- [GIVEN INSTRUCTION]: Below is a listing; write it out exactly and drop any images from it.

----

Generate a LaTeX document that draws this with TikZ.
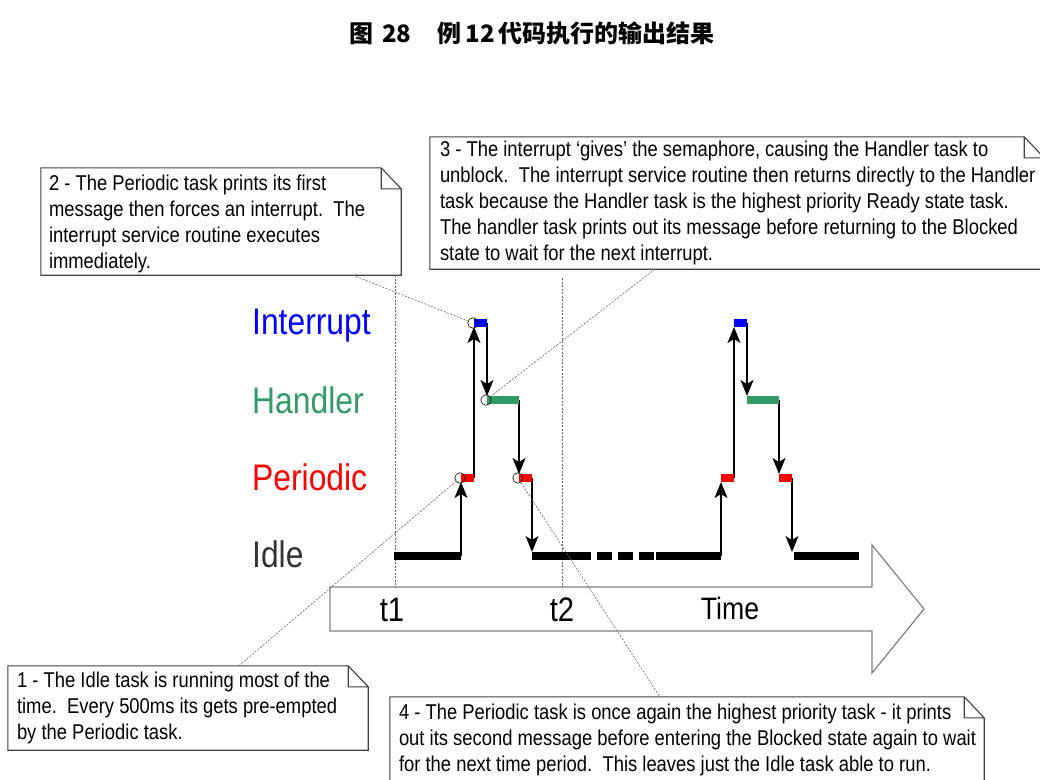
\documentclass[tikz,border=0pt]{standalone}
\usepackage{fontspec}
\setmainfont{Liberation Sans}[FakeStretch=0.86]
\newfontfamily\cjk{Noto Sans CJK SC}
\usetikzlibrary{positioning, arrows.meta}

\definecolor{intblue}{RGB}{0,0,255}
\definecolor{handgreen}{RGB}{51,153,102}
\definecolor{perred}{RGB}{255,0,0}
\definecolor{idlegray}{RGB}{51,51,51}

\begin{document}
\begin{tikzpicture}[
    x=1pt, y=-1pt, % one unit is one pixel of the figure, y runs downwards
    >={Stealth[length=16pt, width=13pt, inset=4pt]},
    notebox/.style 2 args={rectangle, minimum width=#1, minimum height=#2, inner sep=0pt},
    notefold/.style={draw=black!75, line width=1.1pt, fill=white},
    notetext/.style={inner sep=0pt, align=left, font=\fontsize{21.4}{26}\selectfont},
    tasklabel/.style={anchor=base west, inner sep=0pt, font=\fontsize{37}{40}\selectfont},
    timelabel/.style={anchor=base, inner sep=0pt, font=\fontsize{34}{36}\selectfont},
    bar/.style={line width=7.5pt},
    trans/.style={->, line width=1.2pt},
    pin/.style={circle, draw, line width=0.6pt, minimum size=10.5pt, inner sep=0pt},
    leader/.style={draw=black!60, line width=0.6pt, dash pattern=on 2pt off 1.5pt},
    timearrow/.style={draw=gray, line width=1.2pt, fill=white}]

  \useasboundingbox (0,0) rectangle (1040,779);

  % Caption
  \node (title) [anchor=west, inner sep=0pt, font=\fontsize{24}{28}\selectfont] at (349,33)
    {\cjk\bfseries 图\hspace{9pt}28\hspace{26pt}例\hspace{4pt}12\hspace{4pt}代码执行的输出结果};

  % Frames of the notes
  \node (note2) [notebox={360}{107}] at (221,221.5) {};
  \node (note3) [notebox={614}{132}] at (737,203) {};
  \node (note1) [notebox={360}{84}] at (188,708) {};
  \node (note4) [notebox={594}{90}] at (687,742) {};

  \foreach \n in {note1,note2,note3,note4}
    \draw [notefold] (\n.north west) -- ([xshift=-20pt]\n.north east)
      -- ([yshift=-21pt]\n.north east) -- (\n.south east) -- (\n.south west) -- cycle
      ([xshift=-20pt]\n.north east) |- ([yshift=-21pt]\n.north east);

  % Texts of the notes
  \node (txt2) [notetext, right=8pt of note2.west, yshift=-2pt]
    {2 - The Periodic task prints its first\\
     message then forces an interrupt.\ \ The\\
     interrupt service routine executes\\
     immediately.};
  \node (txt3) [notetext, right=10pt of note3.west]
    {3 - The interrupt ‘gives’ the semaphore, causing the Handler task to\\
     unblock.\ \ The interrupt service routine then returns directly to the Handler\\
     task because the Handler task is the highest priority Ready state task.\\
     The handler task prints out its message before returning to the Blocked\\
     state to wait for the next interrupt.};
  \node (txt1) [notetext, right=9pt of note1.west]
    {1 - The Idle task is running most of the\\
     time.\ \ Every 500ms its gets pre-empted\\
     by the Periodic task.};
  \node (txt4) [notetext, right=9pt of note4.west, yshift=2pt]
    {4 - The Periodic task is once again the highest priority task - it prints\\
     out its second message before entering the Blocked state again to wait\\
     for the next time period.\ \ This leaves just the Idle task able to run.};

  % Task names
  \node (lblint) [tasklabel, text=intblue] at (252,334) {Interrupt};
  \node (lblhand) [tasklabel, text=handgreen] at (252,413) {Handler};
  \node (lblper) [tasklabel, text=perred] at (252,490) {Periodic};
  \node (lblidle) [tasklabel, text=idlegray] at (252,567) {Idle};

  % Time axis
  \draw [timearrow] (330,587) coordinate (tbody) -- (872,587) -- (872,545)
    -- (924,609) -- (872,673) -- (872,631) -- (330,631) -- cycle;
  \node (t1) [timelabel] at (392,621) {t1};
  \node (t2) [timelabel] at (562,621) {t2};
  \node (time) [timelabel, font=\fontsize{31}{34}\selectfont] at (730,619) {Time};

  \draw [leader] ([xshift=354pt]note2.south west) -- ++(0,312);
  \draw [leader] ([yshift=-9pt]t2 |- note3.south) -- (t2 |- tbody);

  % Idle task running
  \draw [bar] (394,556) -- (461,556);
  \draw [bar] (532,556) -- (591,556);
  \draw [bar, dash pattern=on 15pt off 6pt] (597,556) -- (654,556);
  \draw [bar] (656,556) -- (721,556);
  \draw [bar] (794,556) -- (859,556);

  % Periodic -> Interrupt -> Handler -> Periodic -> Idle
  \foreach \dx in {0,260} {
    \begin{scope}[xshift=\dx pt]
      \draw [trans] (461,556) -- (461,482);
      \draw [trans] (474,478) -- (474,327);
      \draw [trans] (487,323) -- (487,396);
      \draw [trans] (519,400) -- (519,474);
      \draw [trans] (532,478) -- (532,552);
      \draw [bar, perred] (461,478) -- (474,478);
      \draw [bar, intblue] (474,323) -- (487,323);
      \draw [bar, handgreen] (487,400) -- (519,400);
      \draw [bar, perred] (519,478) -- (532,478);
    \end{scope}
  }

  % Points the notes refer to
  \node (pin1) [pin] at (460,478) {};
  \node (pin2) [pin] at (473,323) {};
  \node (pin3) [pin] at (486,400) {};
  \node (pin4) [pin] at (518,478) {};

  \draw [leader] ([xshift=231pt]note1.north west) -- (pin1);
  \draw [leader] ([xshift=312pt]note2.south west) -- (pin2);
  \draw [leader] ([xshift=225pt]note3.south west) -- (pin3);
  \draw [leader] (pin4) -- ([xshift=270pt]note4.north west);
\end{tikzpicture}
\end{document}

----

- [FINAL RESULT]:
Generate a LaTeX document that draws this with TikZ.
\documentclass[tikz,border=0pt]{standalone}
\usepackage{fontspec}
\setmainfont{Liberation Sans}[FakeStretch=0.86]
\newfontfamily\cjk{Noto Sans CJK SC}
\usetikzlibrary{positioning, arrows.meta}

\definecolor{intblue}{RGB}{0,0,255}
\definecolor{handgreen}{RGB}{51,153,102}
\definecolor{perred}{RGB}{255,0,0}
\definecolor{idlegray}{RGB}{51,51,51}

\begin{document}
\begin{tikzpicture}[
    x=1pt, y=-1pt, % one unit is one pixel of the figure, y runs downwards
    >={Stealth[length=16pt, width=13pt, inset=4pt]},
    notebox/.style 2 args={rectangle, minimum width=#1, minimum height=#2, inner sep=0pt},
    notefold/.style={draw=black!75, line width=1.1pt, fill=white},
    notetext/.style={inner sep=0pt, align=left, font=\fontsize{21.4}{26}\selectfont},
    tasklabel/.style={anchor=base west, inner sep=0pt, font=\fontsize{37}{40}\selectfont},
    timelabel/.style={anchor=base, inner sep=0pt, font=\fontsize{34}{36}\selectfont},
    bar/.style={line width=7.5pt},
    trans/.style={->, line width=1.2pt},
    pin/.style={circle, draw, line width=0.6pt, minimum size=10.5pt, inner sep=0pt},
    leader/.style={draw=black!60, line width=0.6pt, dash pattern=on 2pt off 1.5pt},
    timearrow/.style={draw=gray, line width=1.2pt, fill=white}]

  \useasboundingbox (0,0) rectangle (1040,779);

  % Caption
  \node (title) [anchor=west, inner sep=0pt, font=\fontsize{24}{28}\selectfont] at (349,33)
    {\cjk\bfseries 图\hspace{9pt}28\hspace{26pt}例\hspace{4pt}12\hspace{4pt}代码执行的输出结果};

  % Frames of the notes
  \node (note2) [notebox={360}{107}] at (221,221.5) {};
  \node (note3) [notebox={614}{132}] at (737,203) {};
  \node (note1) [notebox={360}{84}] at (188,708) {};
  \node (note4) [notebox={594}{90}] at (687,742) {};

  \foreach \n in {note1,note2,note3,note4}
    \draw [notefold] (\n.north west) -- ([xshift=-20pt]\n.north east)
      -- ([yshift=-21pt]\n.north east) -- (\n.south east) -- (\n.south west) -- cycle
      ([xshift=-20pt]\n.north east) |- ([yshift=-21pt]\n.north east);

  % Texts of the notes
  \node (txt2) [notetext, right=8pt of note2.west, yshift=-2pt]
    {2 - The Periodic task prints its first\\
     message then forces an interrupt.\ \ The\\
     interrupt service routine executes\\
     immediately.};
  \node (txt3) [notetext, right=10pt of note3.west]
    {3 - The interrupt ‘gives’ the semaphore, causing the Handler task to\\
     unblock.\ \ The interrupt service routine then returns directly to the Handler\\
     task because the Handler task is the highest priority Ready state task.\\
     The handler task prints out its message before returning to the Blocked\\
     state to wait for the next interrupt.};
  \node (txt1) [notetext, right=9pt of note1.west]
    {1 - The Idle task is running most of the\\
     time.\ \ Every 500ms its gets pre-empted\\
     by the Periodic task.};
  \node (txt4) [notetext, right=9pt of note4.west, yshift=2pt]
    {4 - The Periodic task is once again the highest priority task - it prints\\
     out its second message before entering the Blocked state again to wait\\
     for the next time period.\ \ This leaves just the Idle task able to run.};

  % Task names
  \node (lblint) [tasklabel, text=intblue] at (252,334) {Interrupt};
  \node (lblhand) [tasklabel, text=handgreen] at (252,413) {Handler};
  \node (lblper) [tasklabel, text=perred] at (252,490) {Periodic};
  \node (lblidle) [tasklabel, text=idlegray] at (252,567) {Idle};

  % Time axis
  \draw [timearrow] (330,587) coordinate (tbody) -- (872,587) -- (872,545)
    -- (924,609) -- (872,673) -- (872,631) -- (330,631) -- cycle;
  \node (t1) [timelabel] at (392,621) {t1};
  \node (t2) [timelabel] at (562,621) {t2};
  \node (time) [timelabel, font=\fontsize{31}{34}\selectfont] at (730,619) {Time};

  \draw [leader] ([xshift=354pt]note2.south west) -- ++(0,312);
  \draw [leader] ([yshift=-9pt]t2 |- note3.south) -- (t2 |- tbody);

  % Idle task running
  \draw [bar] (394,556) -- (461,556);
  \draw [bar] (532,556) -- (591,556);
  \draw [bar, dash pattern=on 15pt off 6pt] (597,556) -- (654,556);
  \draw [bar] (656,556) -- (721,556);
  \draw [bar] (794,556) -- (859,556);

  % Periodic -> Interrupt -> Handler -> Periodic -> Idle
  \foreach \dx in {0,260} {
    \begin{scope}[xshift=\dx pt]
      \draw [trans] (461,556) -- (461,482);
      \draw [trans] (474,478) -- (474,327);
      \draw [trans] (487,323) -- (487,396);
      \draw [trans] (519,400) -- (519,474);
      \draw [trans] (532,478) -- (532,552);
      \draw [bar, perred] (461,478) -- (474,478);
      \draw [bar, intblue] (474,323) -- (487,323);
      \draw [bar, handgreen] (487,400) -- (519,400);
      \draw [bar, perred] (519,478) -- (532,478);
    \end{scope}
  }

  % Points the notes refer to
  \node (pin1) [pin] at (460,478) {};
  \node (pin2) [pin] at (473,323) {};
  \node (pin3) [pin] at (486,400) {};
  \node (pin4) [pin] at (518,478) {};

  \draw [leader] ([xshift=231pt]note1.north west) -- (pin1);
  \draw [leader] ([xshift=312pt]note2.south west) -- (pin2);
  \draw [leader] ([xshift=225pt]note3.south west) -- (pin3);
  \draw [leader] (pin4) -- ([xshift=270pt]note4.north west);
\end{tikzpicture}
\end{document}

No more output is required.